Now that society is growing up. Clerics and intellectuals are at last daring to question the divine right of Ayatollahs. President Khatami won in what was - horror of horrors for Washington - a fair election. Even the "children" of the villages who sent their sons to martyrdom in the war against Iraq ignored the 300,000 mullahs who naturally supported Ali- Akbar Nateq-Nouri, the candidate of Ayatollah Ali Khamanei, the current Supreme Leader. True, Khamanei has created a semi-parallel structure of government; the old foreign minister Ali-Akbar Velayati, has become the Leader's "senior adviser in international affairs", ex-president Rafsanjani now leads an "expediency council". But Khatami retains the support of the people - the children matured - and the tens of thousands who gathered in the streets to celebrate Iran's football victory last week were sending him a simple message: remember us. It was people power - not Islamic tracts - that secured the 1979 revolution.

It will take time for this enormous transformation - in its way as titanic a change as the revolution - to sink in. Khatami is as yet far from honouring all his promises on human rights. The courts are weighed down by anti- feminist judgments, the morality police still cruise the streets, the satellite dish is still illegal.
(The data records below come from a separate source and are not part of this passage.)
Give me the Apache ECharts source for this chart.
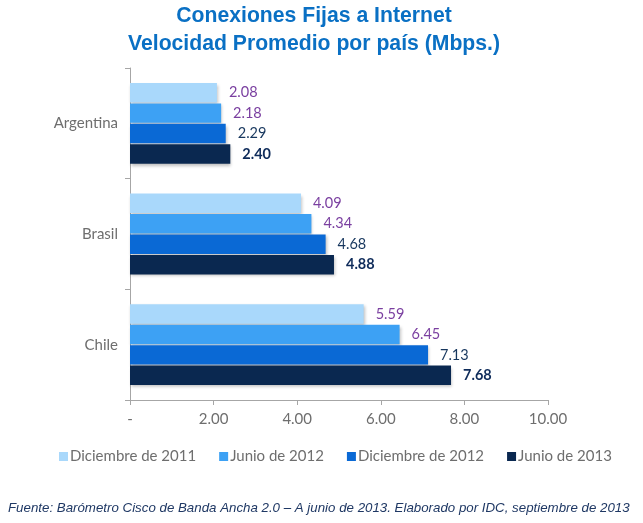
<!DOCTYPE html>
<html><head><meta charset="utf-8">
<script src="https://cdn.jsdelivr.net/npm/echarts@6/dist/echarts.min.js"></script>
<style>html,body{margin:0;padding:0;background:#fff}#c{width:643px;height:523px}</style>
</head><body><div id="c"></div>
<script>
const countries = ['Argentina', 'Brasil', 'Chile'];
const seriesNames = ['Diciembre de 2011', 'Junio de 2012', 'Diciembre de 2012', 'Junio de 2013'];
const dic2011 = [2.08, 4.09, 5.59];
const jun2012 = [2.18, 4.34, 6.45];
const dic2012 = [2.29, 4.68, 7.13];
const jun2013 = [2.40, 4.88, 7.68];
const xTicks = [0, 2, 4, 6, 8, 10];

const colors = ['#A9D8FB', '#3DA1F4', '#0A69D5', '#0A2850'];
const labelColors = ['#7A3FA0', '#7A3FA0', '#17375E', '#0E2B5A'];
const values = [dic2011, jun2012, dic2012, jun2013];

const chart = echarts.init(document.getElementById('c'));
chart.setOption({
  animation: false,
  title: {
    text: 'Conexiones Fijas a Internet\nVelocidad Promedio por país (Mbps.)',
    left: 309, textAlign: 'center', top: -3,
    textStyle: { fontFamily: 'Liberation Sans', fontWeight: 'bold', fontSize: 21.2, color: '#0A70C4', lineHeight: 28 }
  },
  graphic: [{
    type: 'text', left: 8, top: 502,
    style: { text: 'Fuente: Barómetro Cisco de Banda Ancha 2.0 – A junio de 2013. Elaborado por IDC, septiembre de 2013',
      font: 'italic 13.3px "Liberation Sans"', fill: '#1F3864' }
  }],
  legend: {
    data: seriesNames, left: 54, top: 444,
    itemWidth: 9, itemHeight: 9, itemGap: 23, icon: 'rect',
    textStyle: { fontFamily: 'Lato', fontSize: 15, color: '#6E6E6E', padding: [0, 0, 0, -3] }
  },
  grid: { left: 130, right: 95, top: 68, bottom: 123 },
  xAxis: {
    type: 'value', min: 0, max: 10, interval: 2,
    axisLine: { show: true, lineStyle: { color: '#A6A6A6' } },
    axisTick: { show: true, length: 5, lineStyle: { color: '#A6A6A6' } },
    splitLine: { show: false },
    axisLabel: { margin: 12, fontFamily: 'Lato', fontSize: 15, color: '#6E6E6E',
      formatter: v => v === 0 ? '-' : v.toFixed(2) }
  },
  yAxis: {
    type: 'category', data: countries, inverse: true,
    axisLine: { show: true, lineStyle: { color: '#A6A6A6' } },
    axisTick: { show: true, length: 5, lineStyle: { color: '#A6A6A6' } },
    axisLabel: { margin: 12, fontFamily: 'Lato', fontSize: 15, color: '#6E6E6E' }
  },
  series: seriesNames.map((n, i) => ({
    name: n, type: 'bar', data: values[i],
    barCategoryGap: '27%', barGap: '5%',
    itemStyle: { color: colors[i], shadowColor: 'rgba(0,0,0,0.25)', shadowBlur: 3, shadowOffsetX: 1, shadowOffsetY: 2 },
    label: { show: true, position: 'right', distance: 12, fontFamily: 'Lato', fontSize: 14.5,
      color: labelColors[i], fontWeight: i === 3 ? 'bold' : 'normal',
      formatter: p => p.value.toFixed(2) }
  }))
});
</script></body></html>
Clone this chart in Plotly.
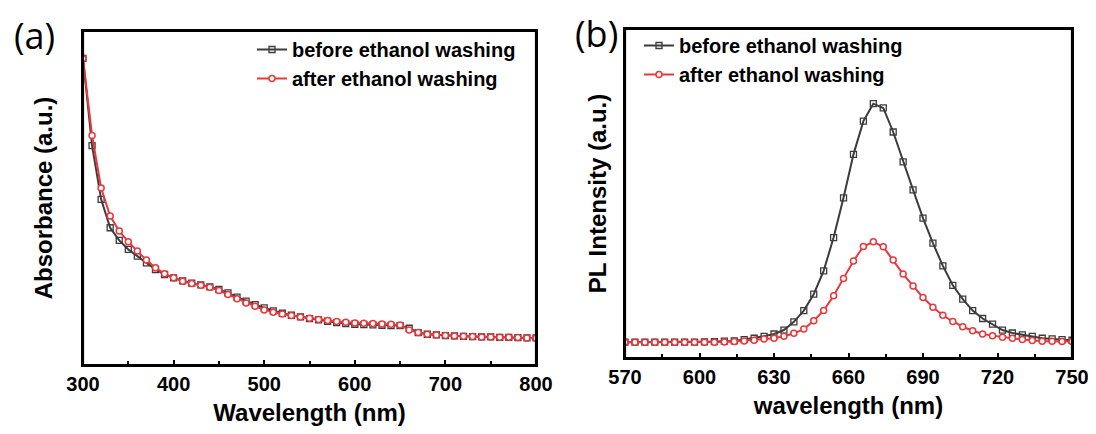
import plotly.graph_objects as go

# ---------- panel (a): absorbance ----------
abs_wavelength = list(range(300, 801, 10))
abs_before = [0.918, 0.657, 0.496, 0.411, 0.373, 0.346, 0.326, 0.306, 0.286, 0.271,
              0.261, 0.252, 0.245, 0.240, 0.234, 0.226, 0.216, 0.203, 0.191, 0.181,
              0.171, 0.162, 0.155, 0.149, 0.144, 0.139, 0.135, 0.131, 0.127, 0.124,
              0.122, 0.121, 0.120, 0.119, 0.118, 0.118, 0.110, 0.097, 0.092, 0.090,
              0.088, 0.087, 0.086, 0.085, 0.084, 0.084, 0.083, 0.083, 0.082, 0.081, 0.081]
abs_after = [0.918, 0.687, 0.530, 0.446, 0.401, 0.369, 0.341, 0.314, 0.291, 0.273,
             0.261, 0.251, 0.244, 0.239, 0.233, 0.223, 0.211, 0.198, 0.186, 0.176,
             0.165, 0.158, 0.153, 0.148, 0.144, 0.140, 0.136, 0.133, 0.130, 0.128,
             0.126, 0.125, 0.124, 0.123, 0.122, 0.120, 0.105, 0.097, 0.092, 0.090,
             0.088, 0.087, 0.086, 0.085, 0.084, 0.084, 0.083, 0.083, 0.082, 0.081, 0.081]

# ---------- panel (b): PL ----------
pl_wavelength = list(range(570, 751, 4))
pl_before = [0.048, 0.048, 0.048, 0.048, 0.048, 0.048, 0.048, 0.048, 0.049, 0.050,
             0.051, 0.052, 0.056, 0.060, 0.066, 0.073, 0.085, 0.110, 0.144, 0.194,
             0.265, 0.366, 0.487, 0.619, 0.720, 0.773, 0.760, 0.687, 0.596, 0.511,
             0.425, 0.349, 0.280, 0.221, 0.179, 0.144, 0.120, 0.103, 0.085, 0.076,
             0.070, 0.066, 0.060, 0.058, 0.056, 0.054]
pl_after = [0.0475, 0.0475, 0.0475, 0.0475, 0.0475, 0.0475, 0.0475, 0.0475, 0.0475, 0.048,
            0.049, 0.050, 0.052, 0.054, 0.058, 0.060, 0.066, 0.075, 0.088, 0.113,
            0.144, 0.189, 0.242, 0.295, 0.339, 0.353, 0.338, 0.298, 0.255, 0.219,
            0.184, 0.154, 0.130, 0.111, 0.095, 0.083, 0.073, 0.068, 0.063, 0.060,
            0.056, 0.053, 0.051, 0.051, 0.050, 0.050]

series_names = ["before ethanol washing", "after ethanol washing"]
abs_ticks = [300, 400, 500, 600, 700, 800]
pl_ticks = [570, 600, 630, 660, 690, 720, 750]
abs_range = [300, 800]
pl_range = [570, 750]
y_range = [0, 1]

BLACK = "#3c3c3c"
RED = "#e8383d"
FONT = "Liberation Sans"

# the page body adds an 8 px offset; lay out in screen pixels and compensate
OFF = 8
W, H = 1096, 434
def px(x):
    return (x - OFF) / W
def py(y):
    return 1 - (y - OFF) / H

fig = go.Figure()

def add_frame(xr, xa, ya_ax):
    # plot frame drawn as an outline around the axis ranges
    fig.add_trace(go.Scatter(
        x=[xr[0], xr[1], xr[1], xr[0], xr[0]],
        y=[y_range[0], y_range[0], y_range[1], y_range[1], y_range[0]],
        mode="lines", line=dict(color="black", width=2.2),
        showlegend=False, hoverinfo="skip", cliponaxis=False,
        xaxis=xa, yaxis=ya_ax))

def add_pair(x, yb, ya, xa, ya_ax, legend):
    fig.add_trace(go.Scatter(
        x=x, y=yb, name=series_names[0], mode="lines+markers",
        line=dict(color=BLACK, width=2),
        marker=dict(symbol="square-open", size=6, color=BLACK, line=dict(width=1.3)),
        xaxis=xa, yaxis=ya_ax, legend=legend))
    fig.add_trace(go.Scatter(
        x=x, y=ya, name=series_names[1], mode="lines+markers",
        line=dict(color=RED, width=2),
        marker=dict(symbol="circle", size=6, color="white",
                    line=dict(color=RED, width=1.5)),
        xaxis=xa, yaxis=ya_ax, legend=legend))

add_pair(abs_wavelength, abs_before, abs_after, "x", "y", "legend")
add_pair(pl_wavelength, pl_before, pl_after, "x2", "y2", "legend2")
add_frame(abs_range, "x", "y")
add_frame(pl_range, "x2", "y2")

tickfont = dict(family=FONT, size=20, color="black", weight="bold")
titlefont = dict(family=FONT, size=24, color="black", weight="bold")
legfont = dict(family=FONT, size=20, color="black", weight="bold")

common_x = dict(showline=True, linecolor="black", linewidth=2, mirror=True,
                ticks="inside", ticklen=5, tickwidth=1.5, tickcolor="black",
                showgrid=False, zeroline=False, tickfont=tickfont, automargin=False)
common_y = dict(showline=True, linecolor="black", linewidth=2, mirror=True,
                ticks="", showticklabels=False, showgrid=False, zeroline=False,
                range=y_range, automargin=False)

fig.update_layout(
    width=W, height=H,
    margin=dict(l=0, r=0, t=0, b=0, autoexpand=False),
    paper_bgcolor="white", plot_bgcolor="white",
    xaxis=dict(domain=[px(83), px(536)], range=abs_range, tickvals=abs_ticks,
               minor=dict(ticks="inside", ticklen=4, tickcolor="black", dtick=50, tick0=300),
               title=dict(text="Wavelength (nm)", font=titlefont, standoff=10),
               anchor="y", **common_x),
    yaxis=dict(domain=[py(365), py(31)], anchor="x",
               title=dict(text="Absorbance (a.u.)", font=titlefont, standoff=22),
               **common_y),
    xaxis2=dict(domain=[px(625), px(1072)], range=pl_range, tickvals=pl_ticks,
                minor=dict(ticks="inside", ticklen=4, tickcolor="black", dtick=15, tick0=570),
                title=dict(text="wavelength (nm)", font=titlefont, standoff=10),
                anchor="y2", **common_x),
    yaxis2=dict(domain=[py(358), py(29)], anchor="x2",
                title=dict(text="PL Intensity (a.u.)", font=titlefont, standoff=10),
                **common_y),
    legend=dict(x=px(252), y=py(30), xanchor="left", yanchor="top",
                bgcolor="rgba(0,0,0,0)", borderwidth=0, tracegroupgap=0, font=legfont),
    legend2=dict(x=px(639), y=py(26), xanchor="left", yanchor="top",
                 bgcolor="rgba(0,0,0,0)", borderwidth=0, tracegroupgap=0, font=legfont),
    annotations=[
        dict(text="(a)", x=px(34), y=py(36), xref="paper", yref="paper",
             xanchor="center", yanchor="middle",
             showarrow=False, font=dict(family="Open Sans", size=36, color="black")),
        dict(text="(b)", x=px(596), y=py(33), xref="paper", yref="paper",
             xanchor="center", yanchor="middle",
             showarrow=False, font=dict(family="Open Sans", size=36, color="black")),
    ],
)

fig.write_html("out.html")
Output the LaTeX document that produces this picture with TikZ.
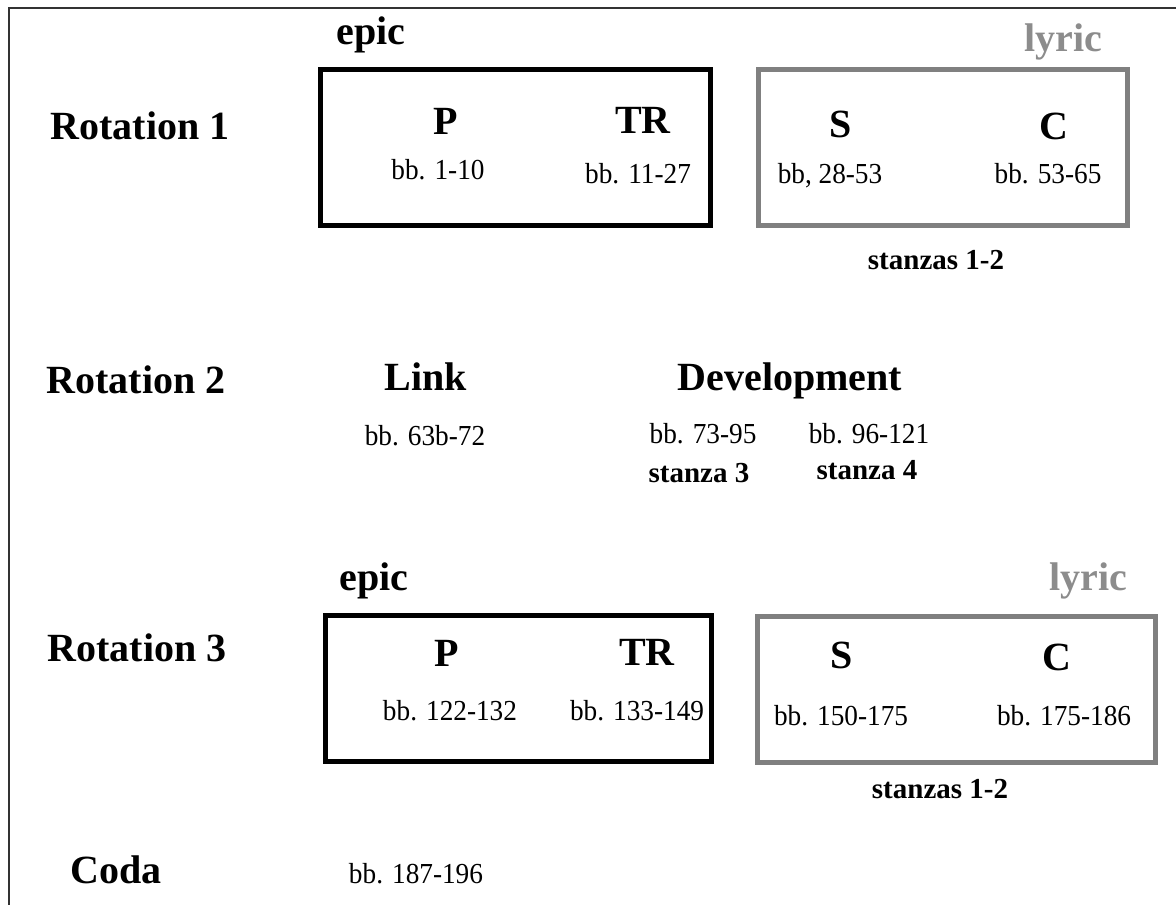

Nor should we forget that tragedy stalks the good in Iran. If President Khatami does create pluralism, his will be the only democratic nation in the Muslim Middle East. And we in the West prefer tyrants. We like our Muslim kings and generals because they do what we want - and are punished if they break the rules. Does Washington, for example, really want a de- bestialised Shiite Muslim nation, democratic - at least by Middle East standards - and powerful and rich as well as anti-Israeli? It is difficult to see how the US and its Israeli friends could tolerate such a state, which is why - when the US turns against Khatami - it will be proof that he has won his battle. Even the Americans, however, will be unable to deny that the first hairline cracks have appeared on the polished marble of the Imam's tomb.